Logo após forçar a saída de Roberto Castello Branco da Petrobras, o presidente Jair Bolsonaro publicou a medida provisória da privatização da Eletrobrás. Agora, quando as credenciais liberais do governo são novamente questionadas graças às manobras para contornar as regras fiscais com mudanças no teto de gastos e um calote nos precatórios, Bolsonaro lança mão de outro balão de ensaio: a privatização da Petrobras. “É muito fácil: aumentou a gasolina, culpa do Bolsonaro. Eu já tenho vontade de privatizar a Petrobras. Vou ver com a equipe econômica o que a gente pode fazer”, afirmou a uma rádio pernambucana no dia 14. Nesta segunda-feira, ele retomou o tema em nova entrevista, a uma emissora do Mato Grosso do Sul: “Quando se fala em privatizar Petrobras... Isso entrou no nosso radar”. Até que ponto há uma possibilidade real de que isso ocorra?
A convicção privatizante, já se sabia desde a campanha eleitoral, estava mais presente na equipe econômica comandada por Paulo Guedes que no próprio Bolsonaro; sua afirmação do dia 14 pareceu motivada menos por algum ideário liberal e mais pelo cansaço por ser culpado por todo aumento nos combustíveis e no gás de cozinha – uma atribuição exagerada, já que vários fatores que estão puxando os preços para cima estão fora do controle da própria Petrobras, quanto mais do presidente da República. Privatizar a Petrobras, por esse ângulo, seria apenas uma forma de deixar de ser responsabilizado pela disparada nos preços. Mas, para que não fique dúvida de que o presidente não vê muito futuro na própria ideia, Bolsonaro também falou em “complicação enorme” na entrevista do dia 25.
Ao menos neste sentido, o presidente não está inventando nada, e “complicação enorme” talvez seja até um eufemismo. Qualquer privatização que chegue ao Congresso já enfrenta enormes resistências da esquerda estatizante e dos fisiológicos que usam a nomeação de apadrinhados para cargos nas estatais como moeda de troca por apoio político, e no caso da Petrobras a gritaria seria ainda maior. Veríamos a ressurreição da campanha “o petróleo é nosso”, que culminou na própria criação da Petrobras, em 1953. Os opositores da privatização fariam de tudo para o Brasil esquecer que o maior escândalo de corrupção da história recente baseou-se justamente no uso das diretorias da Petrobras, loteadas entre o PT e seus aliados, para superfaturar contratos e abastecer cofres partidários.

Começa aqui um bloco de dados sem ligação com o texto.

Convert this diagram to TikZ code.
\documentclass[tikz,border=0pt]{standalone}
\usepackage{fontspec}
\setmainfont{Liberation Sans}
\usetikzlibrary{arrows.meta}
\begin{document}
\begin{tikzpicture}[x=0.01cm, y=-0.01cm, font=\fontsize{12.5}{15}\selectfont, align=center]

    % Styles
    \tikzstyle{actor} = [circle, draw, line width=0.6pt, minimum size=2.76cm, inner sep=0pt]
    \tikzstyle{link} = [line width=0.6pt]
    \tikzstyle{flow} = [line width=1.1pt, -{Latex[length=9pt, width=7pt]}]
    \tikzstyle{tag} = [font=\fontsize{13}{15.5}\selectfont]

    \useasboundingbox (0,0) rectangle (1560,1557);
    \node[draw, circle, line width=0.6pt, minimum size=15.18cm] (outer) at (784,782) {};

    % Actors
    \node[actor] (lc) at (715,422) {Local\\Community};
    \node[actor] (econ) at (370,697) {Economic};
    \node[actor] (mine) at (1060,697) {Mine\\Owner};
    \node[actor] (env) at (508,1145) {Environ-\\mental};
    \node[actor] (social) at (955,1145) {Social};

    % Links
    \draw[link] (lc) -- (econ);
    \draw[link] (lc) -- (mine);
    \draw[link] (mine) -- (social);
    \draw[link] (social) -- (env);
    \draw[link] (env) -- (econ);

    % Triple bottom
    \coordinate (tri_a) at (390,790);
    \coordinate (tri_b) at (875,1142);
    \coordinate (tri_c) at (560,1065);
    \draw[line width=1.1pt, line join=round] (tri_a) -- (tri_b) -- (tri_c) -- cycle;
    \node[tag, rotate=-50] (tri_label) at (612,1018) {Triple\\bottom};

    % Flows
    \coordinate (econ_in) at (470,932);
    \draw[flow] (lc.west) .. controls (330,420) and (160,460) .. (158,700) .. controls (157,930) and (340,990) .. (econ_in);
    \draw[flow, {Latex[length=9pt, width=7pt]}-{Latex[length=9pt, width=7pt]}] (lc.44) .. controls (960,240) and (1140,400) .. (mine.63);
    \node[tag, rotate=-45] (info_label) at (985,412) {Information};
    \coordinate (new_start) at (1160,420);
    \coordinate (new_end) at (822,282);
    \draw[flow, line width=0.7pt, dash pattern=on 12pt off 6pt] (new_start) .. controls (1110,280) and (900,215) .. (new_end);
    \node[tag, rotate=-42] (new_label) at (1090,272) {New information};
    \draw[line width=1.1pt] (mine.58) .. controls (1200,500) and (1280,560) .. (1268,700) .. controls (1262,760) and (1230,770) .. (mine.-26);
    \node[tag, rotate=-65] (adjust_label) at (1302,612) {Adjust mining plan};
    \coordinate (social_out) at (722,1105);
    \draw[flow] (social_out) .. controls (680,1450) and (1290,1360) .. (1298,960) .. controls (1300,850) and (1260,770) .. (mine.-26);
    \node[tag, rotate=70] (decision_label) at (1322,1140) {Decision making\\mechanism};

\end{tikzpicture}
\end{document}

Isso, no entanto, não é motivo para que não se abra o debate, inclusive no parlamento. Depois da entrevista de Bolsonaro nesta segunda-feira, o líder do governo no Senado, Fernando Bezerra, disse à agência noticiosa Reuters que há, sim, estudos para um projeto de lei que retira da União o controle da empresa por meio da venda de parte das ações do governo – a União tem, hoje, 50,5% das ações ordinárias, com direito a voto. Segundo outras informações de bastidores, publicadas pela CNN Brasil, o projeto manteria nas mãos do Planalto o direito de indicar o CEO e uma golden share, ação que lhe daria o direito de vetar decisões.
O formato, assim, se assemelharia ao da privatização da Eletrobrás, embora Bezerra tenha dito à Reuters que gostaria de concluir, antes, a venda dos Correios – que deve ocorrer em um modelo bem diferente, com a venda total da empresa em um leilão. As primeiras reações do mercado deixaram claro que, com a manutenção de certas prerrogativas nas mãos do governo, a privatização ainda seria positiva, mas longe do ideal, por manter a possibilidade de ingerências políticas na administração da companhia. O sucesso que Bezerra diz esperar no caso dos Correios poderia até ser um forte indicador de que o interesse dos investidores será muito maior caso as chances de interferência governamental em uma Petrobras privatizada sejam mínimas.